begin SOURCE DATA

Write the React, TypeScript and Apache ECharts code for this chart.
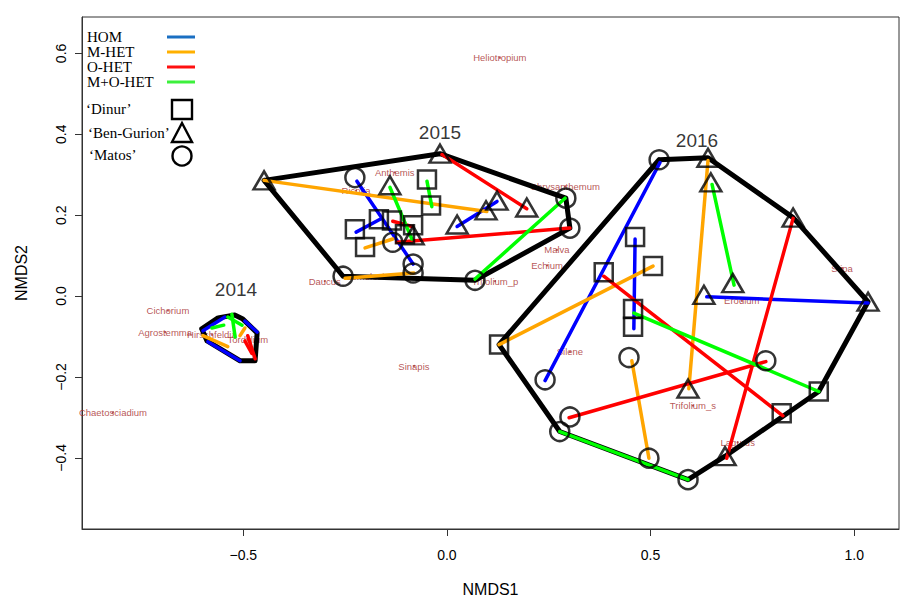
import React, { useEffect, useRef } from "react";
import * as echarts from "echarts";

type Pt = [number, number];
type Seg = [number, number, number, number];

// Axis ticks
const xTicks = [-0.5, 0, 0.5, 1.0];
const yTicks = [-0.4, -0.2, 0, 0.2, 0.4, 0.6];

// Sample scores (NMDS1, NMDS2) by site: 2015 then 2016
const dinur: Pt[] = [
  [-0.226, 0.165], [-0.201, 0.121], [-0.167, 0.190], [-0.135, 0.187],
  [-0.083, 0.175], [-0.103, 0.153], [-0.049, 0.288], [-0.039, 0.224],
  [0.128, -0.120], [0.913, -0.236], [0.822, -0.290], [0.462, 0.146],
  [0.506, 0.074], [0.385, 0.059], [0.457, -0.032], [0.457, -0.076],
];
const benGurion: Pt[] = [
  [-0.449, 0.286], [-0.017, 0.352], [-0.140, 0.274], [-0.083, 0.150],
  [0.025, 0.177], [0.096, 0.212], [0.123, 0.236], [0.196, 0.219],
  [0.641, 0.342], [0.648, 0.281], [0.850, 0.194], [1.034, -0.014],
  [0.702, 0.032], [0.631, 0.003], [0.592, -0.229], [0.683, -0.396],
];
const matos: Pt[] = [
  [-0.226, 0.293], [-0.133, 0.133], [-0.083, 0.079], [-0.083, 0.057],
  [-0.255, 0.049], [0.069, 0.039], [0.292, 0.242], [0.302, 0.168],
  [0.521, 0.337], [0.241, -0.207], [0.447, -0.152], [0.783, -0.160],
  [0.302, -0.299], [0.277, -0.335], [0.496, -0.401], [0.592, -0.454],
];

// Convex hulls of each year
const hull2014: Pt[] = [
  [-0.602, -0.081], [-0.562, -0.054], [-0.521, -0.047], [-0.501, -0.057],
  [-0.466, -0.091], [-0.471, -0.160], [-0.508, -0.160], [-0.589, -0.111],
];
const hull2015: Pt[] = [
  [-0.449, 0.286], [-0.017, 0.352], [0.292, 0.242], [0.302, 0.168],
  [0.069, 0.039], [-0.255, 0.049],
];
const hull2016: Pt[] = [
  [0.521, 0.337], [0.641, 0.342], [0.850, 0.194], [1.034, -0.014],
  [0.913, -0.236], [0.683, -0.396], [0.592, -0.454], [0.277, -0.335],
  [0.128, -0.120],
];

// Paired-sample segments by treatment: [x1, y1, x2, y2]
const homSegs: Seg[] = [
  [-0.599, -0.086, -0.545, -0.052], [-0.587, -0.113, -0.508, -0.160], [-0.496, -0.062, -0.466, -0.089],
  [-0.221, 0.284, -0.083, 0.079], [-0.223, 0.158, -0.164, 0.190], [0.025, 0.172, 0.123, 0.234],
  [0.523, 0.330, 0.241, -0.209], [0.462, 0.141, 0.459, -0.081], [0.638, -0.002, 1.034, -0.017],
];
const mHetSegs: Seg[] = [
  [-0.599, -0.098, -0.538, -0.125], [-0.508, -0.098, -0.496, -0.079],
  [-0.449, 0.286, 0.098, 0.209], [-0.201, 0.119, -0.133, 0.141], [-0.250, 0.044, -0.081, 0.057],
  [0.128, -0.120, 0.506, 0.074], [0.641, 0.335, 0.594, -0.229], [0.454, -0.160, 0.496, -0.401],
];
const oHetSegs: Seg[] = [
  [-0.489, -0.098, -0.471, -0.155], [-0.496, -0.111, -0.479, -0.142],
  [-0.012, 0.350, 0.196, 0.216], [-0.123, 0.133, 0.302, 0.168], [-0.133, 0.185, -0.086, 0.172],
  [0.385, 0.049, 0.825, -0.296], [0.850, 0.192, 0.687, -0.401], [0.300, -0.301, 0.783, -0.162],
];
const moHetSegs: Seg[] = [
  [-0.577, -0.079, -0.548, -0.072], [-0.528, -0.045, -0.520, -0.101], [-0.538, -0.052, -0.503, -0.072],
  [-0.140, 0.269, -0.086, 0.141], [-0.049, 0.284, -0.037, 0.221], [0.290, 0.242, 0.069, 0.042],
  [0.651, 0.276, 0.705, 0.027], [0.459, -0.042, 0.913, -0.236], [0.277, -0.335, 0.592, -0.454],
];

// Species scores
const speciesNames = [
  "Heliotropium", "Anthemis", "Ricotia", "Chrysanthemum", "Malva", "Echium",
  "Trifolium_p", "Daucus", "Lomelosia", "Stipa", "Erodium", "Silene", "Sinapis",
  "Trifolium_s", "Lagurus", "Cichorium", "Agrostemma", "Hirschfeldia", "Tordylium",
  "Chaetosciadium",
];
const speciesPos: Pt[] = [
  [0.130, 0.589], [-0.128, 0.306], [-0.223, 0.261], [0.290, 0.271], [0.270, 0.114],
  [0.246, 0.076], [0.118, 0.037], [-0.300, 0.037], [-0.194, 0.049], [0.970, 0.069],
  [0.724, -0.012], [0.302, -0.138], [-0.081, -0.173], [0.604, -0.271], [0.714, -0.362],
  [-0.685, -0.036], [-0.692, -0.089], [-0.577, -0.096], [-0.489, -0.108], [-0.820, -0.288],
];

// Year annotations
const years = ["2014", "2015", "2016"];
const yearPos: Pt[] = [[-0.518, 0.017], [-0.017, 0.404], [0.614, 0.385]];

// Legend entries
const treatmentNames = ["HOM", "M-HET", "O-HET", "M+O-HET"];
const treatmentLegendColors = ["#1a6fc2", "#ffb000", "#ff1010", "#3cf03c"];
const siteNames = ["\u2018Dinur\u2019", "\u2018Ben-Gurion\u2019", "\u2018Matos\u2019"];

const SEG_COLORS = { hom: "#0000ff", mhet: "#ffa500", ohet: "#ff0000", mohet: "#00ff00" };
const BROWN = "#a52a2a";
const SANS = "'Liberation Sans', Arial, sans-serif";
const SERIF = "'Liberation Serif', 'Times New Roman', serif";

const fmt = (v: number) => (v < 0 ? "\u2212" : "") + Math.abs(v).toFixed(1);

const segSeries = (segs: Seg[], color: string) => ({
  type: "lines",
  coordinateSystem: "cartesian2d",
  data: segs.map((s) => ({ coords: [[s[0], s[1]], [s[2], s[3]]] })),
  lineStyle: { color, width: 3.5, opacity: 1, cap: "round" },
  silent: true,
  z: 3,
});

const siteSeries = (pts: Pt[], symbol: string, size: number | number[]) => ({
  type: "scatter",
  data: pts,
  symbol,
  symbolSize: size,
  itemStyle: { color: "rgba(0,0,0,0)", borderColor: "#000", borderWidth: 2.5 },
  silent: true,
  z: 4,
});

export default function App() {
  const ref = useRef<HTMLDivElement>(null);

  useEffect(() => {
    if (!ref.current) return;
    const chart = echarts.init(ref.current, null, { renderer: "svg" });

    const legendGraphics: any[] = [];
    const rowY = [37, 52, 67, 82];
    treatmentNames.forEach((n, i) => {
      legendGraphics.push({
        type: "text",
        x: 87,
        y: rowY[i],
        style: { text: n, font: `15px ${SERIF}`, fill: "#000", align: "left", verticalAlign: "middle", textAlign: "left", textVerticalAlign: "middle" },
      });
      legendGraphics.push({
        type: "line",
        shape: { x1: 167, y1: rowY[i], x2: 195, y2: rowY[i] },
        style: { stroke: treatmentLegendColors[i], lineWidth: 3 },
      });
    });
    const siteY = [109, 133, 155];
    const siteX = [86, 88, 89];
    siteNames.forEach((n, i) => {
      legendGraphics.push({
        type: "text",
        x: siteX[i],
        y: siteY[i],
        style: { text: n, font: `15px ${SERIF}`, fill: "#000", align: "left", verticalAlign: "middle", textAlign: "left", textVerticalAlign: "middle" },
      });
    });
    legendGraphics.push({
      type: "rect",
      shape: { x: 172, y: 100, width: 20, height: 19 },
      style: { fill: "none", stroke: "#000", lineWidth: 2.4 },
    });
    legendGraphics.push({
      type: "polygon",
      shape: { points: [[182, 123], [172, 142], [192, 142]] },
      style: { fill: "none", stroke: "#000", lineWidth: 2.4 },
    });
    legendGraphics.push({
      type: "circle",
      shape: { cx: 182, cy: 156, r: 9.5 },
      style: { fill: "none", stroke: "#000", lineWidth: 2.4 },
    });

    chart.setOption({
      animation: false,
      backgroundColor: "#fff",
      grid: {
        left: 82, top: 17, right: 4, bottom: 71,
        show: true, borderColor: "#333", borderWidth: 1, backgroundColor: "transparent",
      },
      xAxis: {
        type: "value",
        min: -0.896,
        max: 1.110,
        splitLine: { show: false },
        axisLine: { show: true, onZero: false, lineStyle: { color: "#333", width: 1 } },
        axisTick: { show: true, customValues: xTicks, length: 7, lineStyle: { color: "#333" } },
        axisLabel: { customValues: xTicks, formatter: fmt, fontSize: 14, color: "#000", fontFamily: SANS, margin: 19 },
        name: "NMDS1",
        nameLocation: "middle",
        nameGap: 52,
        nameTextStyle: { fontSize: 16, color: "#000", fontFamily: SANS },
      },
      yAxis: {
        type: "value",
        min: -0.576,
        max: 0.690,
        splitLine: { show: false },
        axisLine: { show: true, onZero: false, lineStyle: { color: "#333", width: 1 } },
        axisTick: { show: true, customValues: yTicks, length: 7, lineStyle: { color: "#333" } },
        axisLabel: { customValues: yTicks, formatter: fmt, fontSize: 14, color: "#000", fontFamily: SANS, rotate: 90, margin: 14 },
        name: "NMDS2",
        nameLocation: "middle",
        nameGap: 53,
        nameRotate: 90,
        nameTextStyle: { fontSize: 16, color: "#000", fontFamily: SANS },
      },
      series: [
        {
          type: "scatter",
          data: speciesNames.map((n, i) => ({ name: n, value: speciesPos[i] })),
          symbol: "circle",
          symbolSize: 2,
          itemStyle: { color: BROWN },
          label: { show: true, position: "inside", formatter: "{b}", color: BROWN, fontSize: 9.5, fontFamily: SANS },
          silent: true,
          z: 1,
        },
        {
          type: "lines",
          coordinateSystem: "cartesian2d",
          polyline: true,
          data: [hull2014, hull2015, hull2016].map((h) => ({ coords: [...h, h[0]] })),
          lineStyle: { color: "#000", width: 5, opacity: 1, join: "round", cap: "round" },
          silent: true,
          z: 2,
        },
        segSeries(homSegs, SEG_COLORS.hom),
        segSeries(mHetSegs, SEG_COLORS.mhet),
        segSeries(oHetSegs, SEG_COLORS.ohet),
        segSeries(moHetSegs, SEG_COLORS.mohet),
        siteSeries(dinur, "rect", 18),
        siteSeries(benGurion, "triangle", [21, 18]),
        siteSeries(matos, "circle", 19),
        {
          type: "scatter",
          data: years.map((n, i) => ({ name: n, value: yearPos[i] })),
          symbolSize: 1,
          itemStyle: { color: "rgba(0,0,0,0)" },
          label: { show: true, position: "inside", formatter: "{b}", color: "#000", fontSize: 19, fontFamily: SANS },
          silent: true,
          z: 5,
        },
      ],
      graphic: legendGraphics,
    });

    return () => chart.dispose();
  }, []);

  return (
    <div
      ref={ref}
      style={{ position: "fixed", left: 0, top: 0, width: 903, height: 602, background: "#fff" }}
    />
  );
}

end SOURCE DATA

Restate each line from the start of the listing through the line bearing "const yTicks = [-0.4, -0.2, 0, 0.2, 0.4, 0.6];" word for word. Drop the pictures.

# RIGHT ANSWER:
Write the React, TypeScript and Apache ECharts code for this chart.
import React, { useEffect, useRef } from "react";
import * as echarts from "echarts";

type Pt = [number, number];
type Seg = [number, number, number, number];

// Axis ticks
const xTicks = [-0.5, 0, 0.5, 1.0];
const yTicks = [-0.4, -0.2, 0, 0.2, 0.4, 0.6];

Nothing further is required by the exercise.